Drawing on interviews as well as primary and secondary accounts of ten health policy cases over seven decades (1945—2015) in the US, UK, the Netherlands, and Canada, Remaking Policy represents a major advance in understanding the scale and pace of change in health policy and beyond.


Accidental Logics: the Dynamics of Change in the Health Care Arena in the United States, Britain and Canada (Oxford University Press 1999)

Publisher’s Summary:

What drives change in health care systems? Why do certain changes occur in some nations and not in others? Author Carolyn Hughes Tuohy argues that the answer lies in understanding the “accidents” of history that have shaped national systems at critical moments, and in the distinctive “logics” of these systems. Tuohy looks at the experiences of Britain, Canada, and the US, offering an international comparative study of public policy systems, as well as a recent history of the circumstances in each country that have impacted on the structures of each’s national health care system. The guiding focus of the book is Tuohy’s study of decision making systems in each country, looking at the decisions made by those who provide, finance, and use health care services. Finally, Tuohy reviews current issues in the health care arenas of these three nations and provides suggestions to guide the strategic judgments that decision-makers must make.


Policy and Politics in Canada: Institutionalized Ambivalence (Temple University Press 1992)

Publisher’s Summary:

At a time when Canadian political institutions are being fundamentally questioned, this book provides a comparative perspective on the distinctive features of the Canadian policy process hich have enabled conflict to be resolved in the past. In comparison with other Western industrial nations, Canada’s policies in some arenas appear as models of workable compromise; in others, they stand out as marked by continuing irresolution. In this first book-length treatment of Canadian public policy in comparative perspective, Carolyn Tuohy focuses on constitutional change, health care delivery, industrial relations and labor market policy, economic development and adjustment, oil and gas policy, and minority language rights.

What distinguishes Canada’s characteristic policy process is its quintessential ambivalence: ambivalence about the appropriate role of the state, about definitions of political community, and about individual and collective values and conceptions of rights. Embedded in the country’s political institutions, it has deep roots in Canada’s relationship to the United States, its history of English-French tensions, and its regional diversity.

Examining in particular the delicate federal-provincial division of power and the legislative-judicial relationship, Tuohy discusses how the constitutional debates of the 1980s and 1990s are testing Canada’s institutions to resolve conflict.
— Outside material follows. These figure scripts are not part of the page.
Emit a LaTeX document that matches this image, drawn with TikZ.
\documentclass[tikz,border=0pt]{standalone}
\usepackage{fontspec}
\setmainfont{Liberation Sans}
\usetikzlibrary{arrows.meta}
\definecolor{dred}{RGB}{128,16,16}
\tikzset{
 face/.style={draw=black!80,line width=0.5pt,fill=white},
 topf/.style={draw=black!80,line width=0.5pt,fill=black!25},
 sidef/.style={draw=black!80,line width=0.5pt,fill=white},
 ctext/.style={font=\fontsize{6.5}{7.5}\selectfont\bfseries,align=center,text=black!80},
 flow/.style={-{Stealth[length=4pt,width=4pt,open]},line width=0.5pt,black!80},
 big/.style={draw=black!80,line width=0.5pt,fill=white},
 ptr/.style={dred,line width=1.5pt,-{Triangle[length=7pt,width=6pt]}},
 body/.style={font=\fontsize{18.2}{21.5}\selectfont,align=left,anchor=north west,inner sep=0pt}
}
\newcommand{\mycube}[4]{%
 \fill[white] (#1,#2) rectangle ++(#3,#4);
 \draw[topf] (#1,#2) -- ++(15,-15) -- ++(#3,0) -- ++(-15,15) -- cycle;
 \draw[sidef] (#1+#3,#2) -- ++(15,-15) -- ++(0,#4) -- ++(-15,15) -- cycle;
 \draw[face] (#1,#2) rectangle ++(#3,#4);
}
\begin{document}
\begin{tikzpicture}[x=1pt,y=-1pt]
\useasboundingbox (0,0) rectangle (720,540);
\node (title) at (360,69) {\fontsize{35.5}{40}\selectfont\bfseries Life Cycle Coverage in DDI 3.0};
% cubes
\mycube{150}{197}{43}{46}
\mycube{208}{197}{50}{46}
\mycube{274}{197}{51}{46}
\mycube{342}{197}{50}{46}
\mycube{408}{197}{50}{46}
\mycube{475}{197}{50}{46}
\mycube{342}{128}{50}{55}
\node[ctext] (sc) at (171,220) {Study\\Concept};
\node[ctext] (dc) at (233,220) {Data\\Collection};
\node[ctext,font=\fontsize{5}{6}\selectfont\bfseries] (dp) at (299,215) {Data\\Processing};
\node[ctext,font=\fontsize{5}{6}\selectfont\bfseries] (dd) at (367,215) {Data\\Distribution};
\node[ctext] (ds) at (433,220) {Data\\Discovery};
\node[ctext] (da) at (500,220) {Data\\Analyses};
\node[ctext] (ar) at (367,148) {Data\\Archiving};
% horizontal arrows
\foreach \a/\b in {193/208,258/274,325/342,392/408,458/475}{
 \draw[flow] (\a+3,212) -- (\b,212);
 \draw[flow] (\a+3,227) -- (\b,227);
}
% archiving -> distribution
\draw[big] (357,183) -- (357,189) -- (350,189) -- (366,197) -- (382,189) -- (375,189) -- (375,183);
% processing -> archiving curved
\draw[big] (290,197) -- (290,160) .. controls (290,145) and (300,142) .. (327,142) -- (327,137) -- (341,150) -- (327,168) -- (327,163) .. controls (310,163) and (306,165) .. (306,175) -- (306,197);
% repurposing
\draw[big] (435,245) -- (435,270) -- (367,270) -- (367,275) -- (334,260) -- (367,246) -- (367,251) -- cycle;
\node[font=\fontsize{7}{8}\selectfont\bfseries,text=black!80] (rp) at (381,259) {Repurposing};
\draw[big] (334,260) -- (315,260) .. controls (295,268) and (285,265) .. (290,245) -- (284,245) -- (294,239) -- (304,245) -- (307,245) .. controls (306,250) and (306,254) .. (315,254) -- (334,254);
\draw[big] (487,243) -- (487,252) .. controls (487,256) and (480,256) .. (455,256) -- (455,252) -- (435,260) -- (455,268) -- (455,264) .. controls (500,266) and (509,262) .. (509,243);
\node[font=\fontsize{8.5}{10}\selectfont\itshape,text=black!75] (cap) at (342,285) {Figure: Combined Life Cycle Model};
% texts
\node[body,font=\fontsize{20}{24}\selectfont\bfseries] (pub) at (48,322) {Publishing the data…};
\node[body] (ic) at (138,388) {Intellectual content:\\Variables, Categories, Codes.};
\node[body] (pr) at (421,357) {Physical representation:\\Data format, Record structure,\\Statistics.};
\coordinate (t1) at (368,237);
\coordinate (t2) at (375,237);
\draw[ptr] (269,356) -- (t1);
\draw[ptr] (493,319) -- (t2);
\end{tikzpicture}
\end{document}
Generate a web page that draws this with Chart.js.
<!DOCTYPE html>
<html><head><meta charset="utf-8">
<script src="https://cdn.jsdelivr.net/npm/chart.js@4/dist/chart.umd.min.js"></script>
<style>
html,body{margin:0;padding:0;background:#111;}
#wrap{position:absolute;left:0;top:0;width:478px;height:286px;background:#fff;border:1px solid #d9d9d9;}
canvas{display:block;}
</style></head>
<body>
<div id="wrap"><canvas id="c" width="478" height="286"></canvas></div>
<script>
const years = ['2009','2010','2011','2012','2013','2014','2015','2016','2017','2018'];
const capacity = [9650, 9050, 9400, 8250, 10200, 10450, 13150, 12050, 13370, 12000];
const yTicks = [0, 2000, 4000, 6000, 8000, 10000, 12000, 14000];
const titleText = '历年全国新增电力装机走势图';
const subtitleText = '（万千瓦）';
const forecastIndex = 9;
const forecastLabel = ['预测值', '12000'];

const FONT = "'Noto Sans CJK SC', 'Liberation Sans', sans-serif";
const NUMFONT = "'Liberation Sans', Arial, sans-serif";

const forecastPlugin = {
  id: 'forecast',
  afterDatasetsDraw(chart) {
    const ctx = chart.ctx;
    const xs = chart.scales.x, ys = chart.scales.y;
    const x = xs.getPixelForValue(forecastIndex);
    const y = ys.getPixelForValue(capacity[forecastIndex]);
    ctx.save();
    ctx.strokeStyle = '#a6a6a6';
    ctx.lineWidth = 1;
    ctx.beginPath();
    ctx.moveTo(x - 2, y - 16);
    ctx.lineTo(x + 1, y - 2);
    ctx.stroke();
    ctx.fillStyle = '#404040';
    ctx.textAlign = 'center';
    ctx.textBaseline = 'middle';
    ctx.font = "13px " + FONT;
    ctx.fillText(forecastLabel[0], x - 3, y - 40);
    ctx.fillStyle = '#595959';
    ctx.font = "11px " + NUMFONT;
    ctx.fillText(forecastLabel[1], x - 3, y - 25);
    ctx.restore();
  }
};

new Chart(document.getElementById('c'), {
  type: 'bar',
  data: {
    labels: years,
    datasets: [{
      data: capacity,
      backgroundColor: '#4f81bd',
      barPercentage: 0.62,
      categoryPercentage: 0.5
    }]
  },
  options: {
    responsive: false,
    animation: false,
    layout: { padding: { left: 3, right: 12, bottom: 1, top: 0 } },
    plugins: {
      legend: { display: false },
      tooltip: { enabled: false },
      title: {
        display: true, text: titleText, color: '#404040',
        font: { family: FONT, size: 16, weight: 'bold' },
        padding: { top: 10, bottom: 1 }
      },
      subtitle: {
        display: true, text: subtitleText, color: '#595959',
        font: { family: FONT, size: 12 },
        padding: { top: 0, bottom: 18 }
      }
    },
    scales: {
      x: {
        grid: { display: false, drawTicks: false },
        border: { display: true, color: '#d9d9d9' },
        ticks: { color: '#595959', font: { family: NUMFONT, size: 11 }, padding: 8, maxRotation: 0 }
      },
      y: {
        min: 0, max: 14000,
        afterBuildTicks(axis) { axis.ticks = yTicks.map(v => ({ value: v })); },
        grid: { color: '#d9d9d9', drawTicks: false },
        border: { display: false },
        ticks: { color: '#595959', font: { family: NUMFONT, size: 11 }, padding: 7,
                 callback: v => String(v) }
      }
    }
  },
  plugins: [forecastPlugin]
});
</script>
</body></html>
Tuohy is the co-editor of Exploring Social Insurance: Can a Dose of Europe Cure Canadian Health Care Finance? (Montreal: McGill-Queen’s University Press, 2008).

Publisher’s Summary:

Sustainability, quality, and accessibility are vital questions in Canadian health care. All Canadian governments, concerned about the growing share of the public budget absorbed by health care, are questioning the sustainability of the present system. How can we maintain and improve access to health care services of appropriate quality while ensuring sustainability? If there is one consolation to Canadian governments as they wrestle with the future of Medicare, it is that sustainability concerns are not unique to Canada but affect all countries, regardless of the level of private financing in a system. Some countries, however – particularly social insurance countries in Northern Europe such as Germany and France – manage to achieve universal access without wrestling with waiting lists, while providing a wide range of services. This book examines whether the grail of sustainability, quality, and accessibility could be better achieved through a marriage of the traditional Canadian model with elements of a European system.

Contributors include Sherry Glied (Columbia), Stefan Gress (Duisburg-Essen), Morley Gunderson and Doug Hyatt (Toronto), Tim Jost (Washington and Lee Universities), Ted Marmor (Yale), Jack Mintz (Toronto), Steve Morgan (UBC), Terry Sullivan (Cancer Care Ontario), Joe White (Case Western Reserve University), and Wynand Van de Ven (Erasmus).